Select every line containing the word "page" from the material, and copy those lines.

[Plotting code records]
** Start **
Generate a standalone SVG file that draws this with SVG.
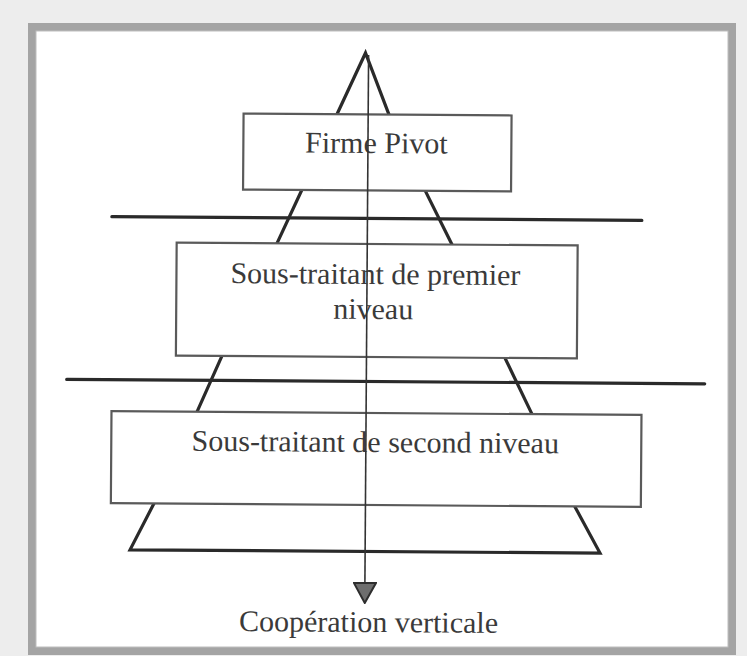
<svg xmlns="http://www.w3.org/2000/svg" width="747" height="656" viewBox="0 0 747 656">
  <style>
    .box { fill: #ffffff; stroke: #5a5a5a; stroke-width: 2.2; }
    .leg { stroke: #2a2a2a; stroke-width: 3.2; stroke-linecap: round; fill: none; }
    .axis { stroke: #333333; stroke-width: 1.6; fill: none; }
    .lbl { font-family: "Liberation Serif", "Times New Roman", serif; font-size: 30px; fill: #3a3a3a; text-anchor: middle; }
  </style>
  <defs>
    <marker id="arrow" markerUnits="userSpaceOnUse" markerWidth="22" markerHeight="24" viewBox="0 0 22 24" refX="21" refY="12" orient="auto">
      <path d="M1,1 L1,23 L21,12 Z" fill="#6e6e6e" stroke="#2e2e2e" stroke-width="2"/>
    </marker>
  </defs>

  <!-- page background and frame -->
  <rect x="0" y="0" width="747" height="656" fill="#ededed"/>
  <rect x="32" y="27" width="700" height="624" fill="#ffffff" stroke="#a4a4a4" stroke-width="8"/>
  <rect x="36" y="31" width="692" height="616" fill="none" stroke="#bdbdbd" stroke-width="1"/>

  <g transform="rotate(0.4 370 340)">
    <!-- pyramid shapes -->
    <g id="pyramid">
      <line class="leg" x1="111" y1="218.5" x2="641" y2="218.5"/>
      <line class="leg" x1="67" y1="381.5" x2="705" y2="381.5"/>
      <polyline class="leg" points="335.4,114.5 363.5,53 387.4,114.5"/>
      <line class="leg" x1="301" y1="190" x2="276.3" y2="244"/>
      <line class="leg" x1="424" y1="190" x2="451.3" y2="244"/>
      <line class="leg" x1="222.1" y1="357" x2="197.5" y2="413"/>
      <line class="leg" x1="505.1" y1="357" x2="532.5" y2="413"/>
      <polyline class="leg" points="155.1,505 131.5,551.5 601.5,551.5 576.2,505.5"/>
    </g>

    <g id="node-firme-pivot">
      <rect class="box" x="242" y="114.5" width="268" height="76"/>
      <text class="lbl" x="375" y="153">Firme Pivot</text>
    </g>

    <g id="node-premier-niveau">
      <rect class="box" x="176" y="244" width="401" height="113"/>
      <text class="lbl" x="375" y="284">Sous-traitant de premier</text>
      <text class="lbl" x="373" y="319">niveau</text>
    </g>

    <g id="node-second-niveau">
      <rect class="box" x="112" y="413" width="530" height="92"/>
      <text class="lbl" x="376" y="452">Sous-traitant de second niveau</text>
    </g>

    <g id="connectors">
      <line class="axis" x1="366.6" y1="55" x2="366.6" y2="603" marker-end="url(#arrow)"/>
    </g>

    <g id="node-cooperation">
      <text class="lbl" x="370.5" y="632">Coopération verticale</text>
    </g>
  </g>
</svg>
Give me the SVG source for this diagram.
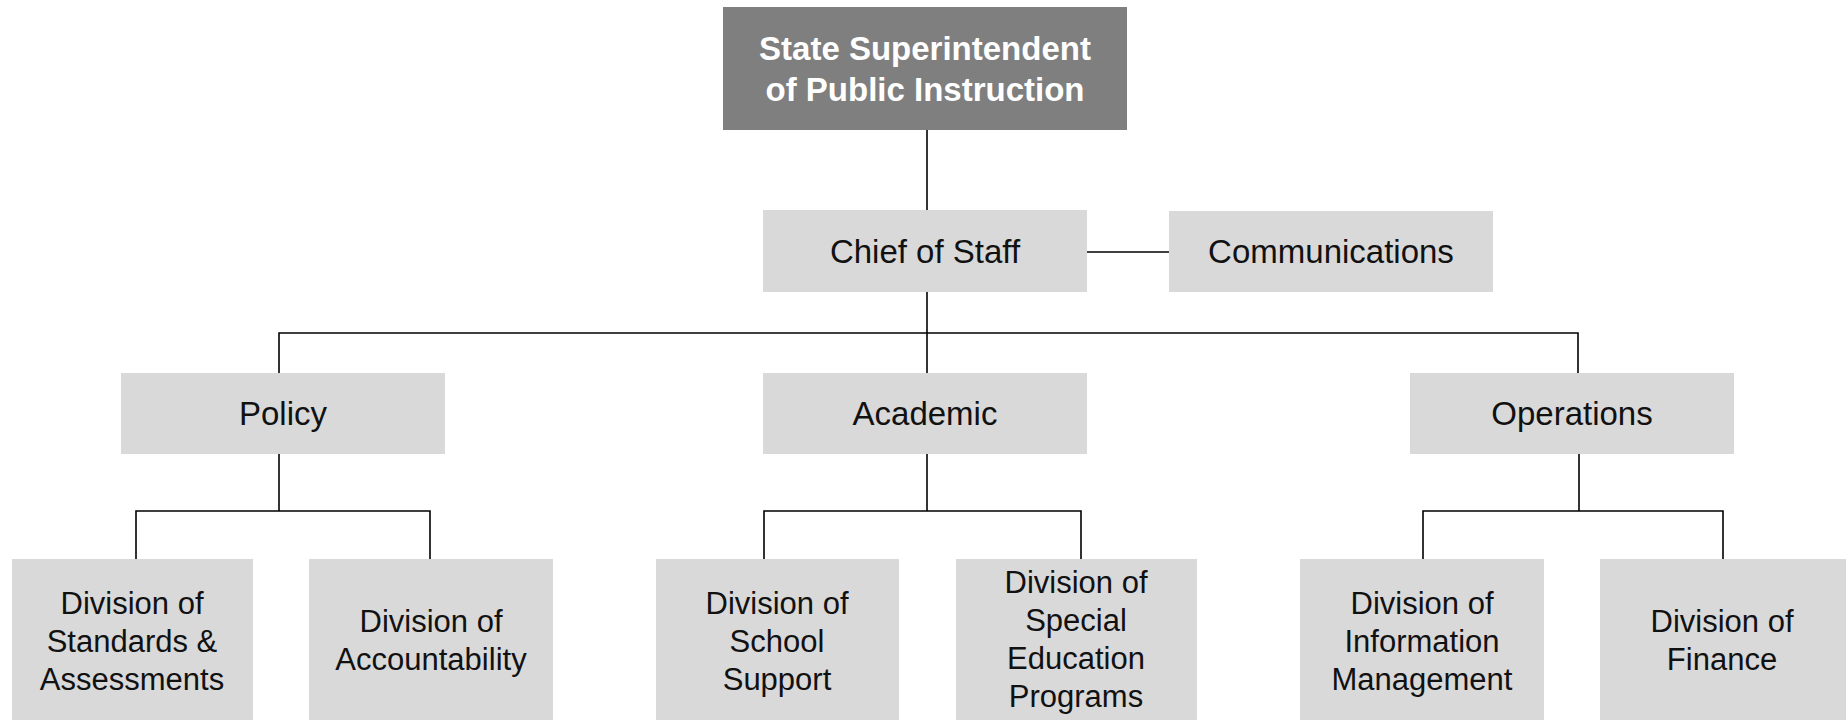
<svg xmlns="http://www.w3.org/2000/svg" width="1846" height="720" viewBox="0 0 1846 720">
  <style>
    .box { fill: #d9d9d9; }
    .head { fill: #7f7f7f; }
    .lbl { font-family: "Liberation Sans", Arial, sans-serif; font-size: 33px; fill: #111; text-anchor: middle; }
    .sm { font-size: 31px; }
    .hd { font-family: "Liberation Sans", Arial, sans-serif; font-size: 33px; font-weight: bold; fill: #fff; text-anchor: middle; }
    .conn { fill: none; stroke: #000; stroke-width: 1.6; }
  </style>

  <!-- connectors -->
  <g id="connectors" class="conn">
    <path d="M927 130 V373"/>
    <path d="M1087 252 H1169"/>
    <path d="M279 373 V333 H1578 V373"/>
    <path d="M279 454 V511"/>
    <path d="M136 559 V511 H430 V559"/>
    <path d="M927 454 V511"/>
    <path d="M764 559 V511 H1081 V559"/>
    <path d="M1579 454 V511"/>
    <path d="M1423 559 V511 H1723 V559"/>
  </g>

  <g id="superintendent">
    <rect class="head" x="723" y="7" width="404" height="123"/>
    <text class="hd" x="925" y="60">State Superintendent</text>
    <text class="hd" x="925" y="101">of Public Instruction</text>
  </g>

  <g id="chief-of-staff">
    <rect class="box" x="763" y="210" width="324" height="82"/>
    <text class="lbl" x="925" y="263">Chief of Staff</text>
  </g>

  <g id="communications">
    <rect class="box" x="1169" y="211" width="324" height="81"/>
    <text class="lbl" x="1331" y="263">Communications</text>
  </g>

  <g id="policy">
    <rect class="box" x="121" y="373" width="324" height="81"/>
    <text class="lbl" x="283" y="425">Policy</text>
  </g>

  <g id="academic">
    <rect class="box" x="763" y="373" width="324" height="81"/>
    <text class="lbl" x="925" y="425">Academic</text>
  </g>

  <g id="operations">
    <rect class="box" x="1410" y="373" width="324" height="81"/>
    <text class="lbl" x="1572" y="425">Operations</text>
  </g>

  <g id="standards-assessments">
    <rect class="box" x="12" y="559" width="241" height="162"/>
    <text class="lbl sm" x="132" y="614">Division of</text>
    <text class="lbl sm" x="132" y="652">Standards &amp;</text>
    <text class="lbl sm" x="132" y="690">Assessments</text>
  </g>

  <g id="accountability">
    <rect class="box" x="309" y="559" width="244" height="162"/>
    <text class="lbl sm" x="431" y="632">Division of</text>
    <text class="lbl sm" x="431" y="670">Accountability</text>
  </g>

  <g id="school-support">
    <rect class="box" x="656" y="559" width="243" height="162"/>
    <text class="lbl sm" x="777" y="614">Division of</text>
    <text class="lbl sm" x="777" y="652">School</text>
    <text class="lbl sm" x="777" y="690">Support</text>
  </g>

  <g id="special-education">
    <rect class="box" x="956" y="559" width="241" height="162"/>
    <text class="lbl sm" x="1076" y="593">Division of</text>
    <text class="lbl sm" x="1076" y="631">Special</text>
    <text class="lbl sm" x="1076" y="669">Education</text>
    <text class="lbl sm" x="1076" y="707">Programs</text>
  </g>

  <g id="information-management">
    <rect class="box" x="1300" y="559" width="244" height="162"/>
    <text class="lbl sm" x="1422" y="614">Division of</text>
    <text class="lbl sm" x="1422" y="652">Information</text>
    <text class="lbl sm" x="1422" y="690">Management</text>
  </g>

  <g id="finance">
    <rect class="box" x="1600" y="559" width="246" height="162"/>
    <text class="lbl sm" x="1722" y="632">Division of</text>
    <text class="lbl sm" x="1722" y="670">Finance</text>
  </g>
</svg>
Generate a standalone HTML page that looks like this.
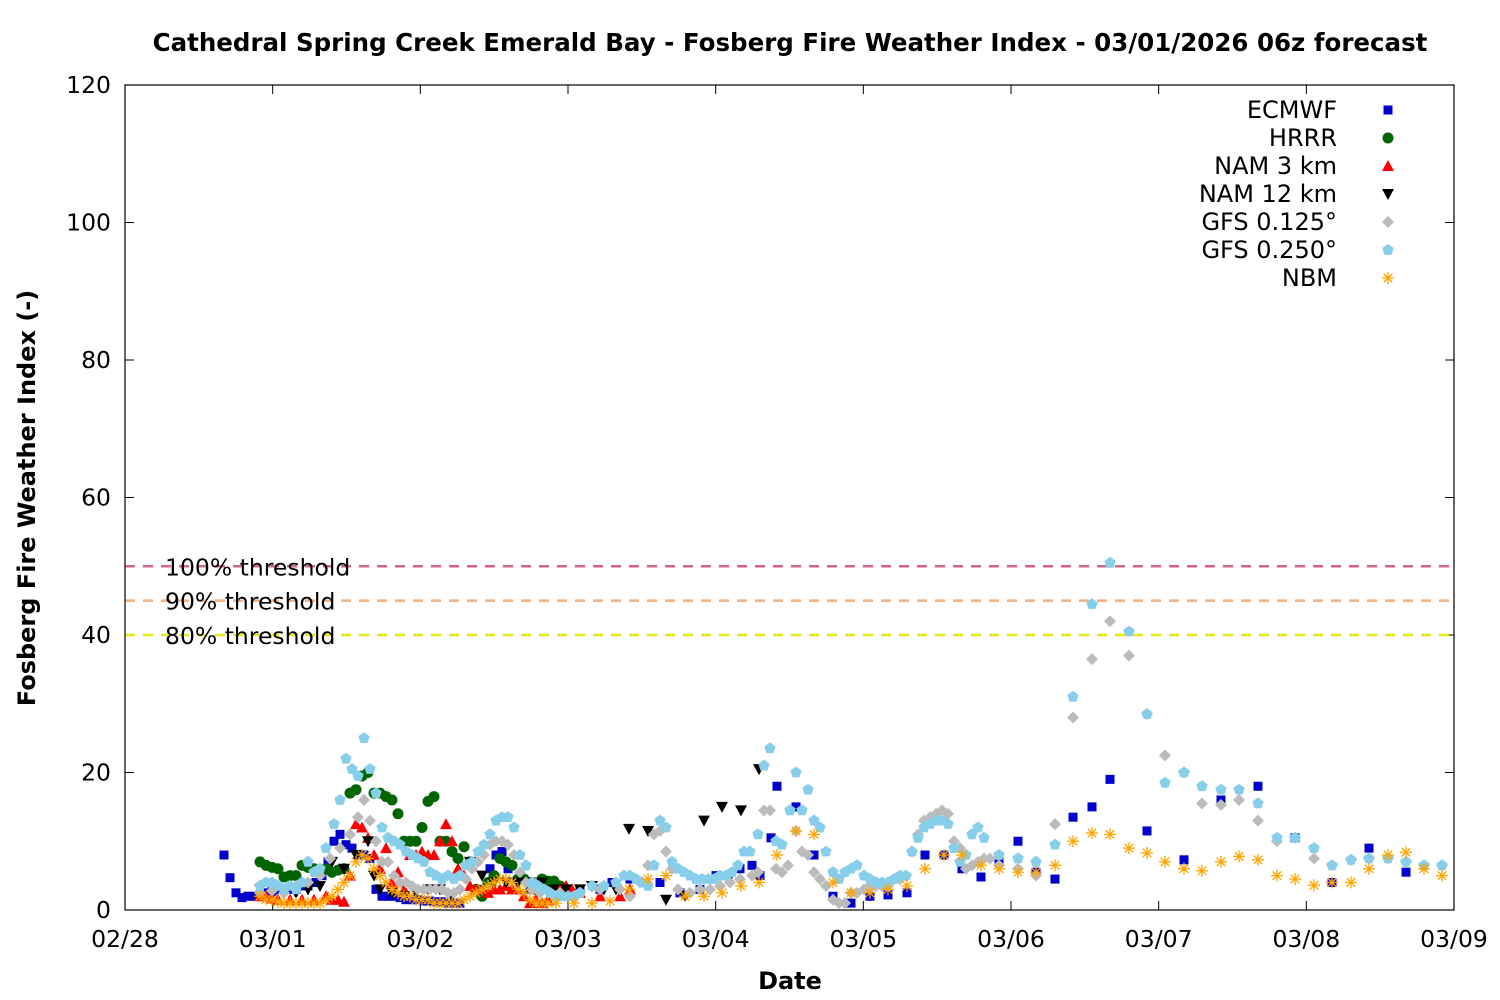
** End **
Answer below
  <!-- page background and frame -->
Generate a standalone HTML page that looks like this.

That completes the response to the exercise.